-- Set task --
Skip the pictures. Transcribe the rest of the data below without changing a word.
++++ Data block
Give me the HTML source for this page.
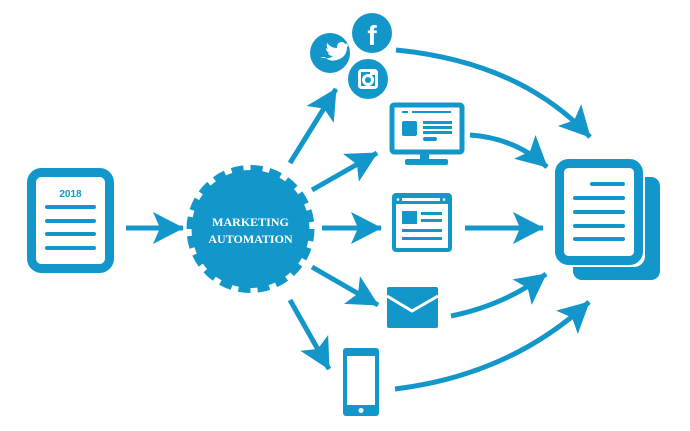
<!DOCTYPE html>
<html><head><meta charset="utf-8"><style>
html,body{margin:0;padding:0;background:#fff;}
svg{display:block;}
</style></head><body>
<svg width="690" height="431" viewBox="0 0 690 431" xmlns="http://www.w3.org/2000/svg">
<defs>
<marker id="ah" markerUnits="userSpaceOnUse" markerWidth="32" markerHeight="34" refX="30" refY="16" orient="auto">
<path d="M0,0 L31,16 L0,32 L7,16 z" fill="#1397cb"/>
</marker>
</defs>
<g fill="none" stroke="#1397cb" stroke-width="5">
<rect x="31.5" y="172.5" width="78" height="96" rx="10" stroke-width="9"/>
</g>
<g fill="#1397cb">
<text x="70.5" y="197" font-family="Liberation Sans, sans-serif" font-weight="bold" font-size="10" text-anchor="middle">2018</text>
<rect x="45" y="205" width="51" height="4" rx="2"/>
<rect x="45" y="219" width="51" height="4" rx="2"/>
<rect x="45" y="232" width="51" height="4" rx="2"/>
<rect x="45" y="246" width="51" height="4" rx="2"/>
</g>
<g stroke="#1397cb" stroke-width="5" fill="none" marker-end="url(#ah)">
<line x1="126" y1="228" x2="183" y2="228"/>
<line x1="290" y1="163" x2="336" y2="89"/>
<line x1="312" y1="190" x2="377" y2="153"/>
<line x1="322" y1="228" x2="381" y2="228"/>
<line x1="312" y1="267" x2="378" y2="305"/>
<line x1="290" y1="300" x2="329" y2="369"/>
<path d="M396,50 Q520,62 590,137"/>
<path d="M470,135 Q515,138 547,167"/>
<line x1="465" y1="228" x2="543" y2="228"/>
<path d="M451,316 Q505,305 546,274"/>
<path d="M395,389 Q510,375 589,302"/>
</g>
<circle cx="250.5" cy="229" r="59" fill="#1397cb"/>
<circle cx="250.5" cy="229" r="60.5" fill="none" stroke="#1397cb" stroke-width="7" stroke-dasharray="12 7"/>
<text x="250.5" y="226" font-family="Liberation Serif, serif" font-weight="bold" font-size="12" fill="#fff" text-anchor="middle">MARKETING</text>
<text x="250.5" y="243" font-family="Liberation Serif, serif" font-weight="bold" font-size="12" fill="#fff" text-anchor="middle">AUTOMATION</text>
<circle cx="330" cy="53" r="20" fill="#1397cb"/>
<path d="M320,57 q8,3 13,-1 q-4,0 -5,-3 l2,0 q-4,-1 -4,-5 l2,1 q-2,-3 -1,-6 q4,5 10,5 q0,-6 5,-6 q2,0 3,2 l3,-1 -1,2 2,0 -2,2 q0,10 -10,13 q-8,2 -12,-3 z" fill="#fff"/>
<circle cx="372" cy="33" r="20" fill="#1397cb"/>
<text x="372" y="45" font-family="Liberation Sans, sans-serif" font-weight="bold" font-size="28" fill="#fff" text-anchor="middle">f</text>
<circle cx="368" cy="79" r="20" fill="#1397cb"/>
<rect x="359.5" y="70.5" width="17" height="17" rx="2" fill="none" stroke="#fff" stroke-width="3"/>
<circle cx="368" cy="80" r="4.5" fill="none" stroke="#fff" stroke-width="3"/>
<rect x="370" y="71" width="6" height="4" fill="#fff"/>
<rect x="392" y="105" width="70" height="47" rx="2" fill="none" stroke="#1397cb" stroke-width="5"/>
<rect x="402" y="111" width="6" height="2" fill="#1397cb"/><rect x="412" y="111" width="39" height="2" fill="#1397cb"/>
<rect x="402" y="121" width="15" height="15" rx="2" fill="#1397cb"/>
<rect x="423" y="121" width="29" height="3" fill="#1397cb"/><rect x="423" y="126" width="29" height="3" fill="#1397cb"/><rect x="423" y="131" width="29" height="3" fill="#1397cb"/>
<rect x="423" y="137" width="14" height="4" rx="2" fill="#1397cb"/>
<rect x="420" y="154" width="9" height="6" fill="#1397cb"/>
<rect x="405" y="159" width="43" height="6" rx="2" fill="#1397cb"/>
<rect x="394" y="195" width="56" height="55" rx="2" fill="none" stroke="#1397cb" stroke-width="4"/>
<rect x="394" y="195" width="56" height="9" fill="#1397cb"/>
<rect x="402" y="198" width="38" height="3" fill="#fff"/>
<circle cx="398" cy="199.5" r="1.3" fill="#fff"/><circle cx="444" cy="199.5" r="1.3" fill="#fff"/>
<rect x="402" y="211" width="15" height="13" fill="#1397cb"/>
<rect x="421" y="212" width="21" height="3" fill="#1397cb"/><rect x="421" y="219" width="21" height="3" fill="#1397cb"/>
<rect x="402" y="229" width="40" height="3" fill="#1397cb"/><rect x="402" y="237" width="40" height="3" fill="#1397cb"/>
<rect x="387" y="287" width="51" height="41" rx="2" fill="#1397cb"/>
<path d="M387,296 L412,311 L438,296" fill="none" stroke="#fff" stroke-width="3"/>
<rect x="343" y="348" width="36" height="68" rx="3" fill="#1397cb"/>
<rect x="347" y="356" width="28" height="49" fill="#fff"/>
<circle cx="361" cy="410.5" r="2.5" fill="#fff"/>
<rect x="573" y="177" width="87" height="103" rx="9" fill="#1397cb"/>
<rect x="553" y="157" width="92" height="110" rx="11" fill="#fff"/>
<rect x="559.5" y="163.5" width="79" height="97" rx="9" fill="none" stroke="#1397cb" stroke-width="9"/>
<g fill="#1397cb">
<rect x="590" y="182" width="35" height="4" rx="2"/>
<rect x="573" y="196" width="52" height="4" rx="2"/>
<rect x="573" y="210" width="52" height="4" rx="2"/>
<rect x="573" y="224" width="52" height="4" rx="2"/>
<rect x="573" y="237" width="52" height="4" rx="2"/>
</g>
</svg>
</body></html>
++++++++
-- Written response --
Give me the HTML source for this page.
<!DOCTYPE html>
<html><head><meta charset="utf-8"><style>
html,body{margin:0;padding:0;background:#fff;}
svg{display:block;}
</style></head><body>
<svg width="690" height="431" viewBox="0 0 690 431" xmlns="http://www.w3.org/2000/svg">
<defs>
<marker id="ah" markerUnits="userSpaceOnUse" markerWidth="32" markerHeight="34" refX="30" refY="16" orient="auto">
<path d="M0,0 L31,16 L0,32 L7,16 z" fill="#1397cb"/>
</marker>
</defs>
<g fill="none" stroke="#1397cb" stroke-width="5">
<rect x="31.5" y="172.5" width="78" height="96" rx="10" stroke-width="9"/>
</g>
<g fill="#1397cb">
<text x="70.5" y="197" font-family="Liberation Sans, sans-serif" font-weight="bold" font-size="10" text-anchor="middle">2018</text>
<rect x="45" y="205" width="51" height="4" rx="2"/>
<rect x="45" y="219" width="51" height="4" rx="2"/>
<rect x="45" y="232" width="51" height="4" rx="2"/>
<rect x="45" y="246" width="51" height="4" rx="2"/>
</g>
<g stroke="#1397cb" stroke-width="5" fill="none" marker-end="url(#ah)">
<line x1="126" y1="228" x2="183" y2="228"/>
<line x1="290" y1="163" x2="336" y2="89"/>
<line x1="312" y1="190" x2="377" y2="153"/>
<line x1="322" y1="228" x2="381" y2="228"/>
<line x1="312" y1="267" x2="378" y2="305"/>
<line x1="290" y1="300" x2="329" y2="369"/>
<path d="M396,50 Q520,62 590,137"/>
<path d="M470,135 Q515,138 547,167"/>
<line x1="465" y1="228" x2="543" y2="228"/>
<path d="M451,316 Q505,305 546,274"/>
<path d="M395,389 Q510,375 589,302"/>
</g>
<circle cx="250.5" cy="229" r="59" fill="#1397cb"/>
<circle cx="250.5" cy="229" r="60.5" fill="none" stroke="#1397cb" stroke-width="7" stroke-dasharray="12 7"/>
<text x="250.5" y="226" font-family="Liberation Serif, serif" font-weight="bold" font-size="12" fill="#fff" text-anchor="middle">MARKETING</text>
<text x="250.5" y="243" font-family="Liberation Serif, serif" font-weight="bold" font-size="12" fill="#fff" text-anchor="middle">AUTOMATION</text>
<circle cx="330" cy="53" r="20" fill="#1397cb"/>
<path d="M320,57 q8,3 13,-1 q-4,0 -5,-3 l2,0 q-4,-1 -4,-5 l2,1 q-2,-3 -1,-6 q4,5 10,5 q0,-6 5,-6 q2,0 3,2 l3,-1 -1,2 2,0 -2,2 q0,10 -10,13 q-8,2 -12,-3 z" fill="#fff"/>
<circle cx="372" cy="33" r="20" fill="#1397cb"/>
<text x="372" y="45" font-family="Liberation Sans, sans-serif" font-weight="bold" font-size="28" fill="#fff" text-anchor="middle">f</text>
<circle cx="368" cy="79" r="20" fill="#1397cb"/>
<rect x="359.5" y="70.5" width="17" height="17" rx="2" fill="none" stroke="#fff" stroke-width="3"/>
<circle cx="368" cy="80" r="4.5" fill="none" stroke="#fff" stroke-width="3"/>
<rect x="370" y="71" width="6" height="4" fill="#fff"/>
<rect x="392" y="105" width="70" height="47" rx="2" fill="none" stroke="#1397cb" stroke-width="5"/>
<rect x="402" y="111" width="6" height="2" fill="#1397cb"/><rect x="412" y="111" width="39" height="2" fill="#1397cb"/>
<rect x="402" y="121" width="15" height="15" rx="2" fill="#1397cb"/>
<rect x="423" y="121" width="29" height="3" fill="#1397cb"/><rect x="423" y="126" width="29" height="3" fill="#1397cb"/><rect x="423" y="131" width="29" height="3" fill="#1397cb"/>
<rect x="423" y="137" width="14" height="4" rx="2" fill="#1397cb"/>
<rect x="420" y="154" width="9" height="6" fill="#1397cb"/>
<rect x="405" y="159" width="43" height="6" rx="2" fill="#1397cb"/>
<rect x="394" y="195" width="56" height="55" rx="2" fill="none" stroke="#1397cb" stroke-width="4"/>
<rect x="394" y="195" width="56" height="9" fill="#1397cb"/>
<rect x="402" y="198" width="38" height="3" fill="#fff"/>
<circle cx="398" cy="199.5" r="1.3" fill="#fff"/><circle cx="444" cy="199.5" r="1.3" fill="#fff"/>
<rect x="402" y="211" width="15" height="13" fill="#1397cb"/>
<rect x="421" y="212" width="21" height="3" fill="#1397cb"/><rect x="421" y="219" width="21" height="3" fill="#1397cb"/>
<rect x="402" y="229" width="40" height="3" fill="#1397cb"/><rect x="402" y="237" width="40" height="3" fill="#1397cb"/>
<rect x="387" y="287" width="51" height="41" rx="2" fill="#1397cb"/>
<path d="M387,296 L412,311 L438,296" fill="none" stroke="#fff" stroke-width="3"/>
<rect x="343" y="348" width="36" height="68" rx="3" fill="#1397cb"/>
<rect x="347" y="356" width="28" height="49" fill="#fff"/>
<circle cx="361" cy="410.5" r="2.5" fill="#fff"/>
<rect x="573" y="177" width="87" height="103" rx="9" fill="#1397cb"/>
<rect x="553" y="157" width="92" height="110" rx="11" fill="#fff"/>
<rect x="559.5" y="163.5" width="79" height="97" rx="9" fill="none" stroke="#1397cb" stroke-width="9"/>
<g fill="#1397cb">
<rect x="590" y="182" width="35" height="4" rx="2"/>
<rect x="573" y="196" width="52" height="4" rx="2"/>
<rect x="573" y="210" width="52" height="4" rx="2"/>
<rect x="573" y="224" width="52" height="4" rx="2"/>
<rect x="573" y="237" width="52" height="4" rx="2"/>
</g>
</svg>
</body></html>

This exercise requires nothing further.